= Excerpted data =
***
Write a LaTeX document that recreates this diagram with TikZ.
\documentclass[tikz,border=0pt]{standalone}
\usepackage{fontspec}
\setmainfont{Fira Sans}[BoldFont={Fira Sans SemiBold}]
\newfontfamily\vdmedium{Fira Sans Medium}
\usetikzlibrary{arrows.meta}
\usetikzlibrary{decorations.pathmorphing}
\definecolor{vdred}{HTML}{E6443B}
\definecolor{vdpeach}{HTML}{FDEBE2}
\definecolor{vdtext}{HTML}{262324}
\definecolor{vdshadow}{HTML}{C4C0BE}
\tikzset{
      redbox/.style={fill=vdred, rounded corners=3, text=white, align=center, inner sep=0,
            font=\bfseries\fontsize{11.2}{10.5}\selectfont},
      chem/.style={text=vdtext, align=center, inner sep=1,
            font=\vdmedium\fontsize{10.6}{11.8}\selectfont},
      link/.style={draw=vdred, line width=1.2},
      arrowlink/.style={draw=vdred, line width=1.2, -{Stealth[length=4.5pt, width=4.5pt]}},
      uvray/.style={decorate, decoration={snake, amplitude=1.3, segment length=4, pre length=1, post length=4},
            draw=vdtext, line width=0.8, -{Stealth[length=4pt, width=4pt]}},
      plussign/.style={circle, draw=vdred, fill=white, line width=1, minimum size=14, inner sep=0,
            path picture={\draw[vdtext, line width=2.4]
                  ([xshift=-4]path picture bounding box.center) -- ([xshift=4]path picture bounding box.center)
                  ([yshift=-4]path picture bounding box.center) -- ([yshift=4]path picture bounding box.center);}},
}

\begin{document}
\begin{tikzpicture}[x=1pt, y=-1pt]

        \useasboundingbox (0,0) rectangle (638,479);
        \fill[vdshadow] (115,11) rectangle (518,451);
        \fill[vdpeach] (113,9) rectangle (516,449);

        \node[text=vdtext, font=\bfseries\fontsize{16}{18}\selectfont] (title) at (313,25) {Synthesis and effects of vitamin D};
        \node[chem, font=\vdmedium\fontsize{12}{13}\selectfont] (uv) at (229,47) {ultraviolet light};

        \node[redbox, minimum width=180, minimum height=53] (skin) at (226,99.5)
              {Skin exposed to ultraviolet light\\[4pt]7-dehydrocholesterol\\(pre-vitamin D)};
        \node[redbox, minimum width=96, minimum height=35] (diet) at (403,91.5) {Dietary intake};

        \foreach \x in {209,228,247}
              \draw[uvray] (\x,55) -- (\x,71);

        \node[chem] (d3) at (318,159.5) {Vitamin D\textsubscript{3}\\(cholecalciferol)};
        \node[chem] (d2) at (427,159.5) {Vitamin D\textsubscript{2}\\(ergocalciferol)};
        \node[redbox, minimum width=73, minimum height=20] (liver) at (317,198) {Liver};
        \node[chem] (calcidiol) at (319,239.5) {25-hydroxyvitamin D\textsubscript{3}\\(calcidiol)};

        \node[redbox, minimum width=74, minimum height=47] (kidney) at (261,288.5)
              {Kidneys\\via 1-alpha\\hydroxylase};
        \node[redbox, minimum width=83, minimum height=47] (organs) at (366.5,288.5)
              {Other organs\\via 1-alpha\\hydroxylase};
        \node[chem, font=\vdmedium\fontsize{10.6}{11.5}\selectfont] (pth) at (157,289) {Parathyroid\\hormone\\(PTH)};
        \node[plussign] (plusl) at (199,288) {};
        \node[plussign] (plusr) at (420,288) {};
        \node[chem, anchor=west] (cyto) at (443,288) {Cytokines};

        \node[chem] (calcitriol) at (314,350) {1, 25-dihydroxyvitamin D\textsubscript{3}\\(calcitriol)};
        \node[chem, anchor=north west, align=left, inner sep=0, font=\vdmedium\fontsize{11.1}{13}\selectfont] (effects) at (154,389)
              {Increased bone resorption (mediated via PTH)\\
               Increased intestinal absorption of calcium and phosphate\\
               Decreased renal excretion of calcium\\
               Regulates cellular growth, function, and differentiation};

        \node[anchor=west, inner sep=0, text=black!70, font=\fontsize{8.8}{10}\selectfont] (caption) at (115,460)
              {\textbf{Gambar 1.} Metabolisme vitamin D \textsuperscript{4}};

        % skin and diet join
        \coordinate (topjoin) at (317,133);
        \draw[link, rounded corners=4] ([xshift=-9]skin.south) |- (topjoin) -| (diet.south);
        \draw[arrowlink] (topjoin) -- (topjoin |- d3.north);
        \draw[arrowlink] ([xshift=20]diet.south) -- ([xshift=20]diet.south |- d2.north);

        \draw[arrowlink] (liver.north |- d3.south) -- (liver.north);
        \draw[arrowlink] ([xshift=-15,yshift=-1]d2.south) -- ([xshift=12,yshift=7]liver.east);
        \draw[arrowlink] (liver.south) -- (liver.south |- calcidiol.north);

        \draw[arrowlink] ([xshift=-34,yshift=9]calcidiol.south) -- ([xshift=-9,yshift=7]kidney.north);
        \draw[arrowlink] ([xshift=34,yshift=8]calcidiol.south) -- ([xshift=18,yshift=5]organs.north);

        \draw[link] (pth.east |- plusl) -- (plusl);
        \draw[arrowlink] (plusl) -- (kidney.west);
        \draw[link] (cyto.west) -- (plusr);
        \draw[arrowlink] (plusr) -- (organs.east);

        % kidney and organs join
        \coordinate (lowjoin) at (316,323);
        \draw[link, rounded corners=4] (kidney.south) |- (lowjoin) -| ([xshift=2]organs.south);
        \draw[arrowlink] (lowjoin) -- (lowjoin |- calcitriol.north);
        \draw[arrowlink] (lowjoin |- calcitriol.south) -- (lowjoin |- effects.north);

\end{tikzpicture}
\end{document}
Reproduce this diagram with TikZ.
***
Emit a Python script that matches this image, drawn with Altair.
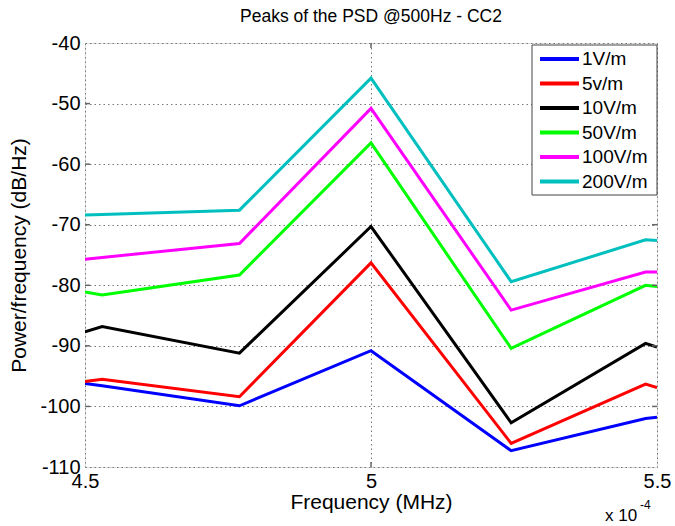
***
= What to do =
Only the lines from the one containing "Write a LaTeX" through the one containing "(\x,55) -- (\x,71);" are to be extracted, exactly as they appear, with both ends included.

= Finished exercise =
Write a LaTeX document that recreates this diagram with TikZ.
\documentclass[tikz,border=0pt]{standalone}
\usepackage{fontspec}
\setmainfont{Fira Sans}[BoldFont={Fira Sans SemiBold}]
\newfontfamily\vdmedium{Fira Sans Medium}
\usetikzlibrary{arrows.meta}
\usetikzlibrary{decorations.pathmorphing}
\definecolor{vdred}{HTML}{E6443B}
\definecolor{vdpeach}{HTML}{FDEBE2}
\definecolor{vdtext}{HTML}{262324}
\definecolor{vdshadow}{HTML}{C4C0BE}
\tikzset{
      redbox/.style={fill=vdred, rounded corners=3, text=white, align=center, inner sep=0,
            font=\bfseries\fontsize{11.2}{10.5}\selectfont},
      chem/.style={text=vdtext, align=center, inner sep=1,
            font=\vdmedium\fontsize{10.6}{11.8}\selectfont},
      link/.style={draw=vdred, line width=1.2},
      arrowlink/.style={draw=vdred, line width=1.2, -{Stealth[length=4.5pt, width=4.5pt]}},
      uvray/.style={decorate, decoration={snake, amplitude=1.3, segment length=4, pre length=1, post length=4},
            draw=vdtext, line width=0.8, -{Stealth[length=4pt, width=4pt]}},
      plussign/.style={circle, draw=vdred, fill=white, line width=1, minimum size=14, inner sep=0,
            path picture={\draw[vdtext, line width=2.4]
                  ([xshift=-4]path picture bounding box.center) -- ([xshift=4]path picture bounding box.center)
                  ([yshift=-4]path picture bounding box.center) -- ([yshift=4]path picture bounding box.center);}},
}

\begin{document}
\begin{tikzpicture}[x=1pt, y=-1pt]

        \useasboundingbox (0,0) rectangle (638,479);
        \fill[vdshadow] (115,11) rectangle (518,451);
        \fill[vdpeach] (113,9) rectangle (516,449);

        \node[text=vdtext, font=\bfseries\fontsize{16}{18}\selectfont] (title) at (313,25) {Synthesis and effects of vitamin D};
        \node[chem, font=\vdmedium\fontsize{12}{13}\selectfont] (uv) at (229,47) {ultraviolet light};

        \node[redbox, minimum width=180, minimum height=53] (skin) at (226,99.5)
              {Skin exposed to ultraviolet light\\[4pt]7-dehydrocholesterol\\(pre-vitamin D)};
        \node[redbox, minimum width=96, minimum height=35] (diet) at (403,91.5) {Dietary intake};

        \foreach \x in {209,228,247}
              \draw[uvray] (\x,55) -- (\x,71);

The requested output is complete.